How do we know that this question of truth is so important? Jesus says so. He says in John 18:37 that the reason he came into this world, the whole reason he was born was “to testify to the truth”. He reveals to the world that he is “the way, the truth, and the life, and that no one comes to the Father except through me” (Jn 14:6). People today don’t want to hear that, and people back then didn’t want that. Jesus not only said that he taught the truth, he said he IS the truth! And, what did it get him? Death on a Cross. Jesus died for the truth.
And, his followers have lived and died for the truth ever since. The world hated Christ because he spoke the truth, and it has hated Christians who have continued to speak the truth. Jesus predicted this when he said in John 15:18, “if the world hates you, realize that it has hated me first”. Many people hate the Catholic Church because it speaks the truth on moral and theological issues. But, do they really know what the Church is all about? The old saying goes that “millions of people hate the Catholic Church for what they think it is. But, less than a hundred worldwide hate it for what it actually is”.

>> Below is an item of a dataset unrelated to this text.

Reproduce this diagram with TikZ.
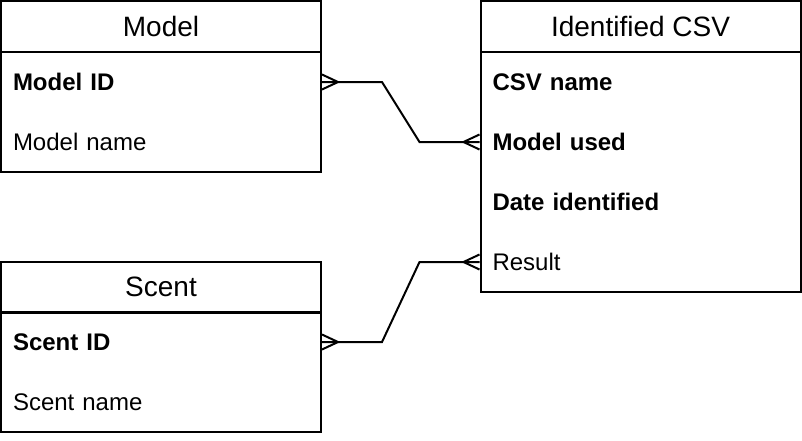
\documentclass[tikz,border=0pt]{standalone}
\usepackage{fontspec}
\setmainfont{Liberation Sans}
\usetikzlibrary{calc}
\newcommand\crowfoot[2]{%
  \draw ($(#1)+(0,-7.5)$) -- ($(#1)+(#2*16,0)$) -- ($(#1)+(0,7.5)$);}
\begin{document}
\begin{tikzpicture}[x=1pt,y=-1pt,line width=2pt,line join=miter,
  title/.style={draw,minimum width=320pt,minimum height=51pt,inner sep=0pt,
    font=\fontsize{28}{32}\selectfont},
  body/.style={draw,minimum width=320pt,inner sep=0pt},
  row/.style={minimum width=320pt,minimum height=60pt,text width=296pt,
    inner xsep=12pt,inner ysep=0pt,align=left,font=\fontsize{24}{28}\selectfont},
  keyrow/.style={row,font=\bfseries\fontsize{24}{28}\selectfont},
  link/.style={draw,line width=2pt}]
\useasboundingbox (0,0) rectangle (802,440);
% Model
\node[title] (mt) at (161,26.5) {Model};
\node[body,minimum height=120pt] (mb) at (161,112) {};
\node[keyrow] (mid) at (161,82) {Model ID};
\node[row] (mname) at (161,142) {Model name};
% Identified CSV
\node[title] (ct) at (640.5,26.5) {Identified CSV};
\node[body,minimum height=240pt] (cb) at (640.5,172) {};
\node[keyrow] (cname) at (640.5,82) {CSV name};
\node[keyrow] (cused) at (640.5,142) {Model used};
\node[keyrow] (cdate) at (640.5,202) {Date identified};
\node[row] (cres) at (640.5,262) {Result};
% Scent
\node[title] (st) at (161,287) {Scent};
\node[body,minimum height=120pt] (sb) at (161,372) {};
\node[keyrow] (sid) at (161,342) {Scent ID};
\node[row] (sname) at (161,402) {Scent name};
% connectors
\draw[link] (mid.east) -- ++(60,0) -- ($(cused.west)+(-60,0)$) -- (cused.west);
\crowfoot{mid.east}{1}
\crowfoot{cused.west}{-1}
\draw[link] (sid.east) -- ++(60,0) -- ($(cres.west)+(-60,0)$) -- (cres.west);
\crowfoot{sid.east}{1}
\crowfoot{cres.west}{-1}
\end{tikzpicture}
\end{document}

Speaking the truth doesn’t mean to hammer it at people in harsh ways. It means to speak the truth in love. Truth and love are inseparable. As Pope Benedict reminded us, God is love. And, God is truth. Christ lived and spoke the truth in love. The Church continues to speak the truth in love. One of my main jobs here is to teach and live the truth in love. It is hard to speak the truth, as any of us know when confronting a friend with the truth. But, it is because we love them that we speak the truth. The truth is not always easy or comfortable but it is freeing, as John 8:32 tells us. At the end of the movie, Truman is very happy to know the truth, and to go out and live it.
When we find the truth, we rejoice! When we find the truth about God, about life, or about ourselves, we rejoice that we finally know what’s real. For years, I didn’t know the truth about my vocation. Now, I know that I have been truly called to be a priest, and I am rejoicing! I have found the love of my life. For all married persons here, I hope that you rejoice that you have found the truth, that you have found your true love. For all young people here, I hope that you realize that God has a plan for each one of you, and when you find it, you will rejoice! It is why you are on this Earth.
Finally, to the truth of the Eucharist. The truth of the Eucharist has been under attack for over 500 years…by Christians! Many non-Catholic Christians (and now many Catholics), whether knowingly or unknowingly, believe and teach that the Eucharist is just a symbol. Jesus never taught this! In John 6, he says it over and over again that it is his flesh and blood that we are to eat and drink. He says at the Last Supper, “this is my body”. The earliest Christians believed and taught the truth that the Eucharist is really Jesus’ Body and Blood. It is really Him! It is really Him who is Truth and Love that we receive in Holy Communion. As Jesus says, when we eat his flesh and drink his blood, we have eternal life (see Jn 6:54).
As we receive our Lord today, may we be open to his truth and love. If there is anything that is preventing us from hearing and accepting his truth, let us let it go. If we are open to Christ, he will speak to us. He will show us his truth. He will show his love. May you know his truth and his love this day.